Transcribe the material exactly. Images do not belong in the copy.

BEGIN Given data

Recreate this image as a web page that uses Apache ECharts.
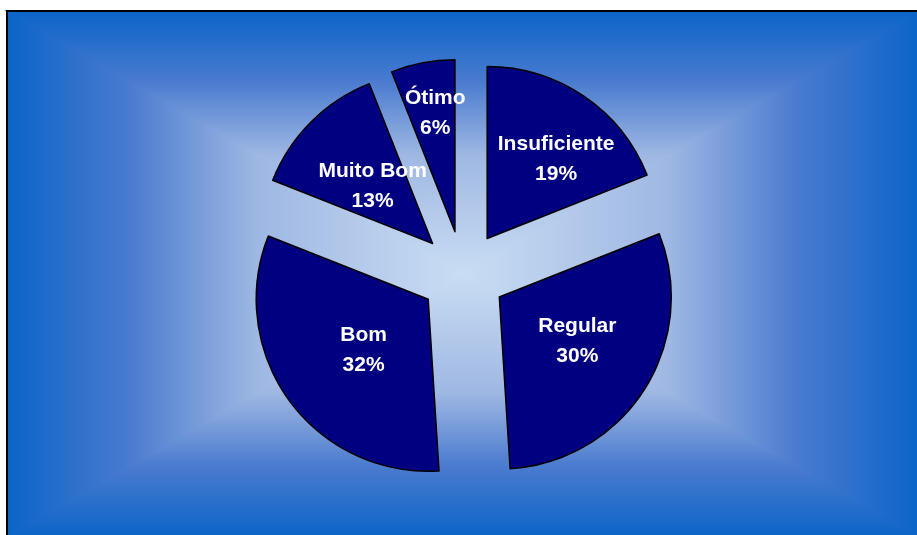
<!DOCTYPE html>
<html>
<head>
<meta charset="utf-8">
<script src="https://cdn.jsdelivr.net/npm/echarts@6/dist/echarts.min.js"></script>
<style>
html,body{margin:0;padding:0;background:#fff;}
#chart{width:917px;height:535px;}
</style>
</head>
<body>
<div id="chart"></div>
<script>
var categories = ['Insuficiente', 'Regular', 'Bom', 'Muito Bom', 'Ótimo'];
var values = [19, 30, 32, 13, 6];
var percentLabels = ['19%', '30%', '32%', '13%', '6%'];
// label nudges (dx, dy) to match reference placement
var labelDx = [-11, -8, 16, 20, 12];
var labelDy = [7, -10, -3, 23, -33];

var chart = echarts.init(document.getElementById('chart'), null, {renderer: 'canvas'});

var X0 = 7, Y0 = 11, X1 = 919, Y1 = 537;
var CX = 463, CY = 274;
function grad(x, y, x2, y2) {
  return {type: 'linear', x: x, y: y, x2: x2, y2: y2, colorStops: [
    {offset: 0, color: '#0a64c8'},
    {offset: 0.27, color: '#4a7bcf'},
    {offset: 0.55, color: '#9fb8e3'},
    {offset: 1, color: '#c9ddf3'}
  ]};
}
function tri(points, g) {
  return {type: 'polygon', z: -10, silent: true,
    shape: {points: points},
    style: {fill: g, stroke: g, lineWidth: 1.5}};
}

var graphics = [
  tri([[X0, Y0], [X1, Y0], [CX, CY]], grad(0, 0, 0, 1)),
  tri([[X0, Y1], [X1, Y1], [CX, CY]], grad(0, 1, 0, 0)),
  tri([[X0, Y0], [X0, Y1], [CX, CY]], grad(0, 0, 1, 0)),
  tri([[X1, Y0], [X1, Y1], [CX, CY]], grad(1, 0, 0, 0)),
  {type: 'rect', z: -9, silent: true,
   shape: {x: X0, y: Y0, width: X1 - X0 + 6, height: Y1 - Y0 + 6},
   style: {fill: 'none', stroke: '#000', lineWidth: 2}}
];

var data = categories.map(function (c, i) {
  return {name: c, value: values[i], selected: true};
});

var labelStyle = {
  show: true,
  position: 'inside',
  color: '#ffffff',
  fontFamily: 'Liberation Sans, Arial, sans-serif',
  fontWeight: 'bold',
  fontSize: 21,
  lineHeight: 30,
  formatter: function (p) { return p.name + '\n' + percentLabels[p.dataIndex]; }
};

chart.setOption({
  animation: false,
  backgroundColor: '#ffffff',
  graphic: graphics,
  series: [{
    type: 'pie',
    center: [463, 274],
    radius: 172,
    startAngle: 90,
    clockwise: true,
    selectedMode: 'multiple',
    selectedOffset: 43,
    avoidLabelOverlap: false,
    silent: true,
    itemStyle: {color: '#000080', borderColor: '#000000', borderWidth: 1.5},
    select: {itemStyle: {color: '#000080', borderColor: '#000000', borderWidth: 1.5}, label: labelStyle},
    emphasis: {disabled: true},
    label: labelStyle,
    labelLine: {show: false},
    labelLayout: function (params) {
      return {dx: labelDx[params.dataIndex], dy: labelDy[params.dataIndex]};
    },
    data: data
  }]
});
</script>
</body>
</html>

END Given data

• Full solution:
Recreate this image as a web page that uses Apache ECharts.
<!DOCTYPE html>
<html>
<head>
<meta charset="utf-8">
<script src="https://cdn.jsdelivr.net/npm/echarts@6/dist/echarts.min.js"></script>
<style>
html,body{margin:0;padding:0;background:#fff;}
#chart{width:917px;height:535px;}
</style>
</head>
<body>
<div id="chart"></div>
<script>
var categories = ['Insuficiente', 'Regular', 'Bom', 'Muito Bom', 'Ótimo'];
var values = [19, 30, 32, 13, 6];
var percentLabels = ['19%', '30%', '32%', '13%', '6%'];
// label nudges (dx, dy) to match reference placement
var labelDx = [-11, -8, 16, 20, 12];
var labelDy = [7, -10, -3, 23, -33];

var chart = echarts.init(document.getElementById('chart'), null, {renderer: 'canvas'});

var X0 = 7, Y0 = 11, X1 = 919, Y1 = 537;
var CX = 463, CY = 274;
function grad(x, y, x2, y2) {
  return {type: 'linear', x: x, y: y, x2: x2, y2: y2, colorStops: [
    {offset: 0, color: '#0a64c8'},
    {offset: 0.27, color: '#4a7bcf'},
    {offset: 0.55, color: '#9fb8e3'},
    {offset: 1, color: '#c9ddf3'}
  ]};
}
function tri(points, g) {
  return {type: 'polygon', z: -10, silent: true,
    shape: {points: points},
    style: {fill: g, stroke: g, lineWidth: 1.5}};
}

var graphics = [
  tri([[X0, Y0], [X1, Y0], [CX, CY]], grad(0, 0, 0, 1)),
  tri([[X0, Y1], [X1, Y1], [CX, CY]], grad(0, 1, 0, 0)),
  tri([[X0, Y0], [X0, Y1], [CX, CY]], grad(0, 0, 1, 0)),
  tri([[X1, Y0], [X1, Y1], [CX, CY]], grad(1, 0, 0, 0)),
  {type: 'rect', z: -9, silent: true,
   shape: {x: X0, y: Y0, width: X1 - X0 + 6, height: Y1 - Y0 + 6},
   style: {fill: 'none', stroke: '#000', lineWidth: 2}}
];

var data = categories.map(function (c, i) {
  return {name: c, value: values[i], selected: true};
});

var labelStyle = {
  show: true,
  position: 'inside',
  color: '#ffffff',
  fontFamily: 'Liberation Sans, Arial, sans-serif',
  fontWeight: 'bold',
  fontSize: 21,
  lineHeight: 30,
  formatter: function (p) { return p.name + '\n' + percentLabels[p.dataIndex]; }
};

chart.setOption({
  animation: false,
  backgroundColor: '#ffffff',
  graphic: graphics,
  series: [{
    type: 'pie',
    center: [463, 274],
    radius: 172,
    startAngle: 90,
    clockwise: true,
    selectedMode: 'multiple',
    selectedOffset: 43,
    avoidLabelOverlap: false,
    silent: true,
    itemStyle: {color: '#000080', borderColor: '#000000', borderWidth: 1.5},
    select: {itemStyle: {color: '#000080', borderColor: '#000000', borderWidth: 1.5}, label: labelStyle},
    emphasis: {disabled: true},
    label: labelStyle,
    labelLine: {show: false},
    labelLayout: function (params) {
      return {dx: labelDx[params.dataIndex], dy: labelDy[params.dataIndex]};
    },
    data: data
  }]
});
</script>
</body>
</html>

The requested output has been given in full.